Plotting code records
(begin)
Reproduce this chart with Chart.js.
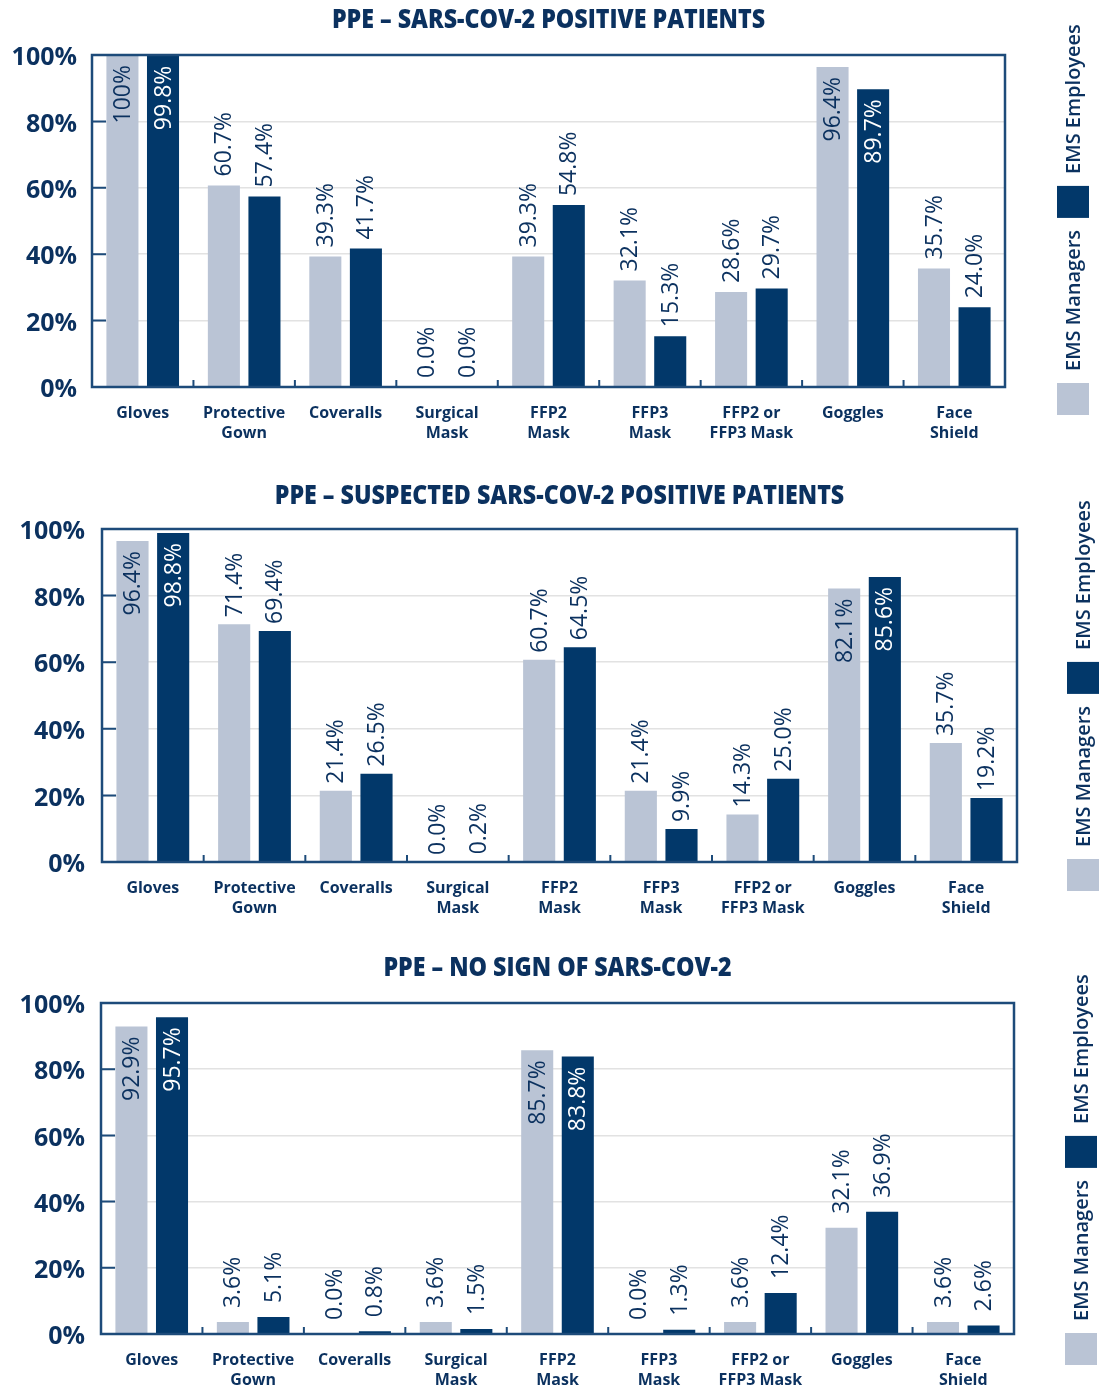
<!DOCTYPE html>
<html>
<head>
<meta charset="utf-8">
<script src="https://cdn.jsdelivr.net/npm/chart.js@4.4.1/dist/chart.umd.min.js"></script>
<style>
  body { margin: 0; background: #fff; width: 1101px; height: 1389px; position: relative; overflow: hidden; }
  canvas { position: absolute; left: 0; }
</style>
</head>
<body>
<canvas id="c1" width="1101" height="455" style="top:0px"></canvas>
<canvas id="c2" width="1101" height="460" style="top:470px"></canvas>
<canvas id="c3" width="1101" height="449" style="top:940px"></canvas>
<script>
// categories and series
const categories = [['Gloves'], ['Protective', 'Gown'], ['Coveralls'], ['Surgical', 'Mask'], ['FFP2', 'Mask'],
    ['FFP3', 'Mask'], ['FFP2 or', 'FFP3 Mask'], ['Goggles'], ['Face', 'Shield']];
const seriesNames = ['EMS Managers', 'EMS Employees'];
const yTicks = [0, 20, 40, 60, 80, 100];

const titles = ['PPE – SARS-COV-2 POSITIVE PATIENTS', 'PPE – SUSPECTED SARS-COV-2 POSITIVE PATIENTS', 'PPE – NO SIGN OF SARS-COV-2'];

const positiveManagers  = [100, 60.7, 39.3, 0.0, 39.3, 32.1, 28.6, 96.4, 35.7];
const positiveEmployees = [99.8, 57.4, 41.7, 0.0, 54.8, 15.3, 29.7, 89.7, 24.0];

const suspectedManagers  = [96.4, 71.4, 21.4, 0.0, 60.7, 21.4, 14.3, 82.1, 35.7];
const suspectedEmployees = [98.8, 69.4, 26.5, 0.2, 64.5, 9.9, 25.0, 85.6, 19.2];

const noSignManagers  = [92.9, 3.6, 0.0, 3.6, 85.7, 0.0, 3.6, 32.1, 3.6];
const noSignEmployees = [95.7, 5.1, 0.8, 1.5, 83.8, 1.3, 12.4, 36.9, 2.6];

const NAVY = '#0b315f';
const FRAME = '#1d4b7a';
const LIGHT = '#bac4d5';
const DARK = '#02386a';

function fmt(v) {
    return v === 100 ? '100%' : v.toFixed(1) + '%';
}

const decor = {
    id: 'decor',
    afterDatasetsDraw(chart, args, opts) {
        const ctx = chart.ctx;
        const a = chart.chartArea;
        const xs = chart.scales.x, ys = chart.scales.y;
        ctx.save();
        // frame + inner ticks
        ctx.strokeStyle = FRAME;
        ctx.lineWidth = 2.5;
        ctx.strokeRect(a.left, a.top, a.right - a.left, a.bottom - a.top);
        ctx.lineWidth = 2;
        ctx.beginPath();
        yTicks.slice(1, -1).forEach(v => {
            const y = ys.getPixelForValue(v);
            ctx.moveTo(a.left, y);
            ctx.lineTo(a.left + 14, y);
        });
        for (let i = 1; i < categories.length; i++) {
            const x = (xs.getPixelForValue(i - 1) + xs.getPixelForValue(i)) / 2;
            ctx.moveTo(x, a.bottom);
            ctx.lineTo(x, a.bottom - 7);
        }
        ctx.stroke();

        // value labels
        ctx.font = '400 23px "Open Sans"';
        ctx.textBaseline = 'middle';
        chart.data.datasets.forEach((ds, di) => {
            chart.getDatasetMeta(di).data.forEach((bar, i) => {
                const v = ds.data[i];
                const inside = v >= 75;
                ctx.save();
                ctx.translate(bar.x, inside ? bar.y + 10 : bar.y - opts.gap);
                ctx.rotate(-Math.PI / 2);
                ctx.textAlign = inside ? 'right' : 'left';
                ctx.fillStyle = inside && di === 1 ? '#ffffff' : NAVY;
                ctx.fillText(fmt(v), 0, 1);
                ctx.restore();
            });
        });
        ctx.restore();
    },
    afterDraw(chart, args, opts) {
        const ctx = chart.ctx;
        const a = chart.chartArea;
        ctx.save();
        // title
        ctx.fillStyle = NAVY;
        ctx.font = '800 27px "Open Sans"';
        ctx.textAlign = 'center';
        ctx.textBaseline = 'middle';
        ctx.translate((a.left + a.right) / 2, opts.titleY);
        ctx.scale(0.86, 1);
        ctx.fillText(opts.title, 0, 0);
        ctx.restore();

        // vertical legend, drawn bottom to top
        ctx.save();
        ctx.font = '600 20px "Open Sans"';
        ctx.textBaseline = 'middle';
        ctx.textAlign = 'left';
        let y = opts.legendBottom;
        const sw = 32;
        chart.data.datasets.forEach(ds => {
            ctx.fillStyle = ds.backgroundColor;
            ctx.fillRect(opts.legendX - sw / 2, y - sw, sw, sw);
            y -= sw + 12;
            ctx.save();
            ctx.translate(opts.legendX, y);
            ctx.rotate(-Math.PI / 2);
            ctx.fillStyle = NAVY;
            ctx.fillText(ds.label, 0, 1);
            ctx.restore();
            y -= ctx.measureText(ds.label).width + 12;
        });
        ctx.restore();
    }
};

function makeChart(id, managers, employees, cfg) {
    return new Chart(document.getElementById(id), {
        type: 'bar',
        data: {
            labels: categories,
            datasets: [
                { label: seriesNames[0], data: managers, backgroundColor: LIGHT },
                { label: seriesNames[1], data: employees, backgroundColor: DARK }
            ]
        },
        options: {
            responsive: false,
            animation: false,
            layout: { padding: { top: cfg.top, right: cfg.right, bottom: 0, left: 0 } },
            datasets: { bar: { categoryPercentage: 0.8, barPercentage: 0.79 } },
            scales: {
                x: {
                    grid: { display: false },
                    border: { display: false },
                    ticks: {
                        color: NAVY,
                        padding: 8,
                        maxRotation: 0,
                        autoSkip: false,
                        font: { family: 'Open Sans', size: 16, weight: '700', lineHeight: 1.25 }
                    },
                    afterFit(scale) { scale.height = cfg.xHeight; }
                },
                y: {
                    min: 0,
                    max: 100,
                    grid: { color: '#e2e2e2', lineWidth: 1.5, drawTicks: false },
                    border: { display: false },
                    ticks: {
                        stepSize: 20,
                        color: NAVY,
                        padding: cfg.tickPad,
                        labelOffset: 3,
                        font: { family: 'Open Sans', size: 25, weight: '700' },
                        callback: v => v + '%'
                    },
                    afterFit(scale) { scale.width = cfg.left; }
                }
            },
            plugins: {
                legend: { display: false },
                tooltip: { enabled: false },
                decor: {
                    title: cfg.title,
                    titleY: cfg.titleY,
                    gap: cfg.gap,
                    legendX: cfg.legendX,
                    legendBottom: cfg.legendBottom
                }
            }
        },
        plugins: [decor]
    });
}

makeChart('c1', positiveManagers, positiveEmployees, {
    title: titles[0], titleY: 20, top: 55, right: 96, left: 92, xHeight: 68, tickPad: 15,
    gap: 9, legendX: 1073, legendBottom: 415
});
makeChart('c2', suspectedManagers, suspectedEmployees, {
    title: titles[1], titleY: 26, top: 59, right: 84, left: 102, xHeight: 68, tickPad: 17,
    gap: 7, legendX: 1083, legendBottom: 421
});
makeChart('c3', noSignManagers, noSignEmployees, {
    title: titles[2], titleY: 28, top: 63, right: 87, left: 101, xHeight: 55, tickPad: 16,
    gap: 14, legendX: 1081, legendBottom: 425
});
</script>
</body>
</html>
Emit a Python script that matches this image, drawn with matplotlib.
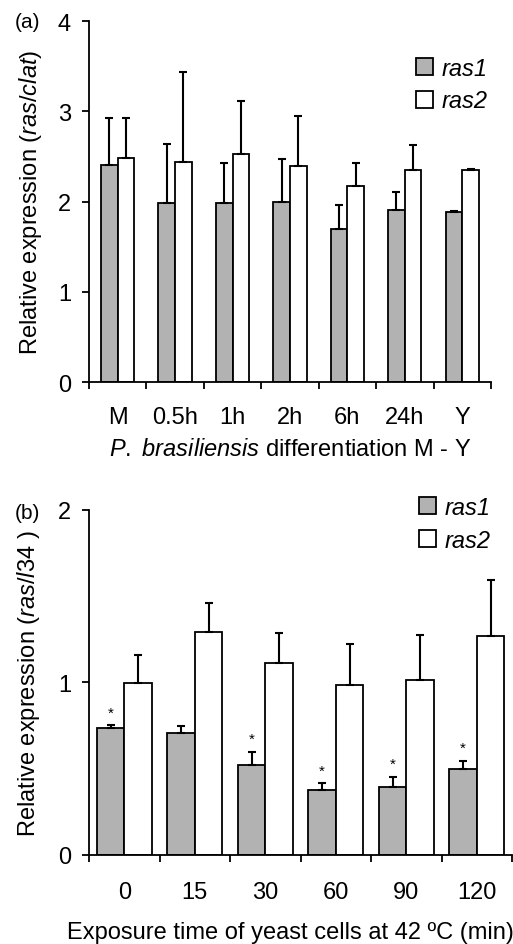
(end)
_DESCRIPTION OF THE TASK_
Check each line above for the string "this" and show the ones that have it.

_CORRECT RESULT_
Reproduce this chart with Chart.js.
Emit a Python script that matches this image, drawn with matplotlib.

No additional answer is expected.